France-based daughter with critically-ill dad denied emergency MIQ spot one month before border opens

In two weeks' time, Kiwis arriving from Australia will be able to skip MIQ altogether as long as they meet a few criteria.

They'll need to be double-vaccinated if they're 17 or older, return a negative test before flying, and have the ability to isolate themselves alone or with family and friends for seven days. Two weeks later, the same deal will kick in for those Kiwis coming from the rest of the world.

It couldn't come soon enough, because even with its last breath, managed isolation and quarantine (MIQ) is still inflicting pain. 

"I just want to record this video so you can see what this actually does to a person," France-based Kiwi Rachel Bradley told Newshub, as she showed footage of the torture of trying to come home to care for her critically ill dad who's waiting for heart surgery.

She has tried MIQ lotteries and six emergency applications.

"It's so shit," she says. "I'm just trying to do the right thing by everyone and in the meantime the right thing is not being done by me."

Coming from France, Rachel has to wait another month before the border opens for her.

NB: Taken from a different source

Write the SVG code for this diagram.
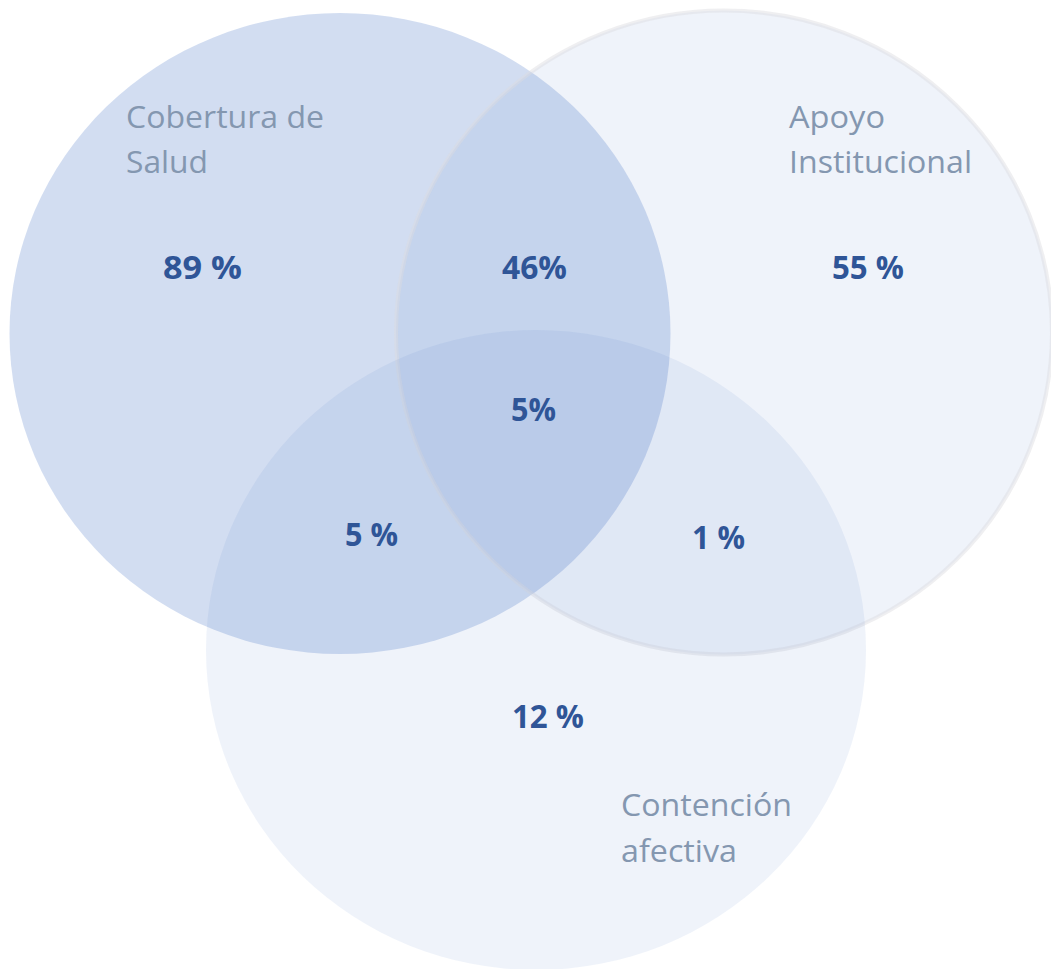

She wants to know why she's only allowed home to see her critically ill father die - and not to help him live.

"They let DJs and sports stars in, and it's like if you're famous or you make enough fuss in the media you can get in and that's not right either."

Prime Minister Jacinda Ardern says the changes are just around the corner. 

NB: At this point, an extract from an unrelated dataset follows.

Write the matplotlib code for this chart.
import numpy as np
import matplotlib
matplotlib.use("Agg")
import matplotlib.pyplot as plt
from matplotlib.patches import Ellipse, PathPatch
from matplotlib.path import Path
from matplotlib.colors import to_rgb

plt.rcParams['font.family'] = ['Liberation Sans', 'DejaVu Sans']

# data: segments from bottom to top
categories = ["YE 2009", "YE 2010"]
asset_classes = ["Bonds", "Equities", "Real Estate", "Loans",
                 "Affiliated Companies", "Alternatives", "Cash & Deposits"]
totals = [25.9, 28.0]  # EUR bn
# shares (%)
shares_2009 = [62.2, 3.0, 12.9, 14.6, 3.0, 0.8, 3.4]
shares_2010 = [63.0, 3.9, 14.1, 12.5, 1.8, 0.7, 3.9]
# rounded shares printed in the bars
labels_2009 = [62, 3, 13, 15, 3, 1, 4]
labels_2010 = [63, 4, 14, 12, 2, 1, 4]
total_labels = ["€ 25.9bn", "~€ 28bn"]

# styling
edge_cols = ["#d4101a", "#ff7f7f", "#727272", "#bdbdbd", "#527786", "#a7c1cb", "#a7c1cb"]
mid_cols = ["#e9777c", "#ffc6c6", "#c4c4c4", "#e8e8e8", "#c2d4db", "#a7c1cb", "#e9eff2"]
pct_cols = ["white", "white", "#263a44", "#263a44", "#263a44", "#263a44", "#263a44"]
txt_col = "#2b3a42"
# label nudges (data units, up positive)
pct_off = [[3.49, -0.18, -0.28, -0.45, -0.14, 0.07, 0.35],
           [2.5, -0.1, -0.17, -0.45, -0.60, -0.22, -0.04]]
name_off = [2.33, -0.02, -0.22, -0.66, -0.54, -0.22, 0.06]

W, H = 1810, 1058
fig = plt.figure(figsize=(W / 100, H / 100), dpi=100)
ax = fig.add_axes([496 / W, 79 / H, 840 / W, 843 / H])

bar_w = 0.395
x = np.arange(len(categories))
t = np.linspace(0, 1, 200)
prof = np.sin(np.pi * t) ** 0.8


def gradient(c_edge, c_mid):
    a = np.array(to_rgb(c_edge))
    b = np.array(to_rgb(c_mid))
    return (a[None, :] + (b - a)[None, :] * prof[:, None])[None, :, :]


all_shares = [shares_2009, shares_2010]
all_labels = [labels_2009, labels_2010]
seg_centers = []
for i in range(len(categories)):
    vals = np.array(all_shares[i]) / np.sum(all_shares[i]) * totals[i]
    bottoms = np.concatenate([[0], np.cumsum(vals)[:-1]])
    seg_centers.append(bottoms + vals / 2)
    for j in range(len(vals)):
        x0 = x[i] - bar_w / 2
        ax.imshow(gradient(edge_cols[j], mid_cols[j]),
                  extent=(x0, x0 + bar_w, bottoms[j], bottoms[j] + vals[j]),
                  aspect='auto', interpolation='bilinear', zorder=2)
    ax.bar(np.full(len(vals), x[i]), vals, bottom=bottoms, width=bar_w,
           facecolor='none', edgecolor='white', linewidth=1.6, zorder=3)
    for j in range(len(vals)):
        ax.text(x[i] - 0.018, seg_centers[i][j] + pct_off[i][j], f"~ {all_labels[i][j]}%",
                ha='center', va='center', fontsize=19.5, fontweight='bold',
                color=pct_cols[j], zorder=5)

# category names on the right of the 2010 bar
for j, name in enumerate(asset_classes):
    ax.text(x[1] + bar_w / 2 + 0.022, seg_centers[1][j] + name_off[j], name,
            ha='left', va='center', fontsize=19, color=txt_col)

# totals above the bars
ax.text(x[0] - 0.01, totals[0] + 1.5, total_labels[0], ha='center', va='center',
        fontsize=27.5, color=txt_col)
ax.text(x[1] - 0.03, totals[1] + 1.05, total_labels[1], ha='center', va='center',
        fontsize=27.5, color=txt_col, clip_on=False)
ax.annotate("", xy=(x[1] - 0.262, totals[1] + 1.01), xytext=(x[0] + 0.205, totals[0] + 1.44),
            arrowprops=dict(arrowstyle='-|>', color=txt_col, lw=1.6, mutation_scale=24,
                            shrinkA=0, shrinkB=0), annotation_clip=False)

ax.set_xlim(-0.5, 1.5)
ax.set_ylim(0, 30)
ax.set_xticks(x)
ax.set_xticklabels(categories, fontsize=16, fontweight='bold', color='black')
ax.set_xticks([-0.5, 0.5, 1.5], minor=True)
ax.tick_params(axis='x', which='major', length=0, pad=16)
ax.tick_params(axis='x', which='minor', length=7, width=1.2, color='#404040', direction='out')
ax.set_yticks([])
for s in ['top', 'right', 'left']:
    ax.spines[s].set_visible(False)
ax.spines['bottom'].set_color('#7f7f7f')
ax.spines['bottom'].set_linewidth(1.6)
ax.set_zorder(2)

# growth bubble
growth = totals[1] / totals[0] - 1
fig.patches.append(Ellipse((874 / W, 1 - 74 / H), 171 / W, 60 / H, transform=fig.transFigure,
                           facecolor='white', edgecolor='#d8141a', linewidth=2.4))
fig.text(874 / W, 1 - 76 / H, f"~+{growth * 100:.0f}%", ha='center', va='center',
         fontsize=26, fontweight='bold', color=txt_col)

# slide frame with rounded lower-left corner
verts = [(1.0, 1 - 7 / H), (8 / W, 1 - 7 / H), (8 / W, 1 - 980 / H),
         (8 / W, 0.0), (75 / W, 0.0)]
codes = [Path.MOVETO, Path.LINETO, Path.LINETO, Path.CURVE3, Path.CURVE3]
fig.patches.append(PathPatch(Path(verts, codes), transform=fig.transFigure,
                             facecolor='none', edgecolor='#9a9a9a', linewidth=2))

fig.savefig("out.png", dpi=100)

"There's two weeks to go," she said on Tuesday. 

When asked why the Government won't just let skip MIQ and self-isolate sooner, she said: "Of course, all of those restrictions are being removed."

They're being removed alright. The future of travel is an awful lot looser. 

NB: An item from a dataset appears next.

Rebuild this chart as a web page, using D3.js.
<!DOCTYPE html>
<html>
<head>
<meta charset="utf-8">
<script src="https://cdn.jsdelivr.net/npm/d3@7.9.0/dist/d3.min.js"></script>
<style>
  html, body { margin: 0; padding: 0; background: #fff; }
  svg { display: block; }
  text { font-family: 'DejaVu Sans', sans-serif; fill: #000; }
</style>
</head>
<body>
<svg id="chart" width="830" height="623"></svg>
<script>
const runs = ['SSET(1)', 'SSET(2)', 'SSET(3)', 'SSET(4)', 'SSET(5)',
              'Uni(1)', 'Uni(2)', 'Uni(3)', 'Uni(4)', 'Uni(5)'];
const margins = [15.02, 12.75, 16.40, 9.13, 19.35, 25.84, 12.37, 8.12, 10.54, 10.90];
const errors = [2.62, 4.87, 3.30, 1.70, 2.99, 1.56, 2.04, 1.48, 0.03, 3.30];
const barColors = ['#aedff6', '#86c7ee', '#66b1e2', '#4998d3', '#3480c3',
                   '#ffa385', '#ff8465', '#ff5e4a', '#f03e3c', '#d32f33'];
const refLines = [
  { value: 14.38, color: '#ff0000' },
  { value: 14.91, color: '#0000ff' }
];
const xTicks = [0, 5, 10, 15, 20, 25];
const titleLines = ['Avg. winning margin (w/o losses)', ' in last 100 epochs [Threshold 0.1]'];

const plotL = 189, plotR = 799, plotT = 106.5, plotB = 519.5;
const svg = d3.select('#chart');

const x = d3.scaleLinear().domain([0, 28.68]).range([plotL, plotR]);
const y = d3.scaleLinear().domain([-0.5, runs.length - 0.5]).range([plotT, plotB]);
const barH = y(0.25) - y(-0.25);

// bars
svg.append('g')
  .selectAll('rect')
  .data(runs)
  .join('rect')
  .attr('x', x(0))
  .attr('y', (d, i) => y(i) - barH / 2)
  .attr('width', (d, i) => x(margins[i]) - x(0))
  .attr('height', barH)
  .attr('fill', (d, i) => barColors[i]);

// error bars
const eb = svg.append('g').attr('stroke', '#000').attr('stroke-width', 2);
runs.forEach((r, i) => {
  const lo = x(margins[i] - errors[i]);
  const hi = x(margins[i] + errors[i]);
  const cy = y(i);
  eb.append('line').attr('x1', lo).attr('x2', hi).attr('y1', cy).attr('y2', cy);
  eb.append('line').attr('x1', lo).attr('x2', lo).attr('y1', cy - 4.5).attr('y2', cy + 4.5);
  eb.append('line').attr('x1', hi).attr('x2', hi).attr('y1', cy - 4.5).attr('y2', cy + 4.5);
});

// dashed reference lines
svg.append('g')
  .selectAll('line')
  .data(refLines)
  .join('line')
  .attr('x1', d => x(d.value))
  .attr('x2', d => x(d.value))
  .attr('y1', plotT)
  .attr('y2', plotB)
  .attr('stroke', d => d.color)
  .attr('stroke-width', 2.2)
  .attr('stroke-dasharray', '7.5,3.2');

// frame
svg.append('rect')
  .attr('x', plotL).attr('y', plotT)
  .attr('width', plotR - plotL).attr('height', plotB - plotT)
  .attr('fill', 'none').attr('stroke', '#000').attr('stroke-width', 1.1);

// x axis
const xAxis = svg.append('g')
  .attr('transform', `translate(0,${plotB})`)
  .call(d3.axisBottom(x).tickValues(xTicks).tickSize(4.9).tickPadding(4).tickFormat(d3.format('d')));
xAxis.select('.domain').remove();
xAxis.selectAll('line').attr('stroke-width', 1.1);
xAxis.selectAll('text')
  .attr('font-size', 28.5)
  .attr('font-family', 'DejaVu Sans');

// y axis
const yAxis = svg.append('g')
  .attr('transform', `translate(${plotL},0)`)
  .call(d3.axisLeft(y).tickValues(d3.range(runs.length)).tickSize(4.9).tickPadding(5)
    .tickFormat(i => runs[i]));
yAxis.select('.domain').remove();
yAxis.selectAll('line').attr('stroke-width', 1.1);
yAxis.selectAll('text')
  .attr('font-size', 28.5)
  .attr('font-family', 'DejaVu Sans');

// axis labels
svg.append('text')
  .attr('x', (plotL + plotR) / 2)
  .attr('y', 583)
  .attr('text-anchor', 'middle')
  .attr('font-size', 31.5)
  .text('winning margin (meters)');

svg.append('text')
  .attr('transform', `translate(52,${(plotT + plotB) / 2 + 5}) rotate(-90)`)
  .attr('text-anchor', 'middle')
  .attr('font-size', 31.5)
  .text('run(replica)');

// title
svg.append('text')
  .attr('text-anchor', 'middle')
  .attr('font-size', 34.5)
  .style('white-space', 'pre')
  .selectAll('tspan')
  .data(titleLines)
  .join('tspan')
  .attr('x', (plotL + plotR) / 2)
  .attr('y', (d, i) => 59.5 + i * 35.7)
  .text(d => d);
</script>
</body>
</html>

Before flying, double-vaccinated travellers need a negative PCR 48 hours before flying or a rapid antigen test or what's known as a LAMP test within 24 hours.

They must sign a declaration they have an appropriate place to isolate - not a hostel, for example - but it can be with family and friends who can come and go and live their normal lives.

"There will be more risk in the community and therefore the relative risk of those coming in internationally isn't what it used to be," COVID-19 Response Minister Chris Hipkins said. 

National's COVID-19 spokesperson Chris Bishop hopes it goes smoothly. 

"I'd just encourage the Government to have the systems in place as soon as possible, but we do need to connect to the world and end MIQ."

Travellers have to go directly home but can get picked up by a loved one and even catch a domestic flight - but have to wear a mask. 

They'll also be given two rapid antigen tests to take on day one and on day five or six. If either is positive, a PCR test is mandatory. They can also leave temporarily to visit a dying loved one or get healthcare. 

"We're at a very different phase during our COVID response and we're all going to have to adjust our thinking according to that," Hipkins said. 

Rachel just wants the Government to adjust its thinking and let her come home now.

"I'm back on the fight again, really."

The beginning of the end of MIQ can't come soon enough.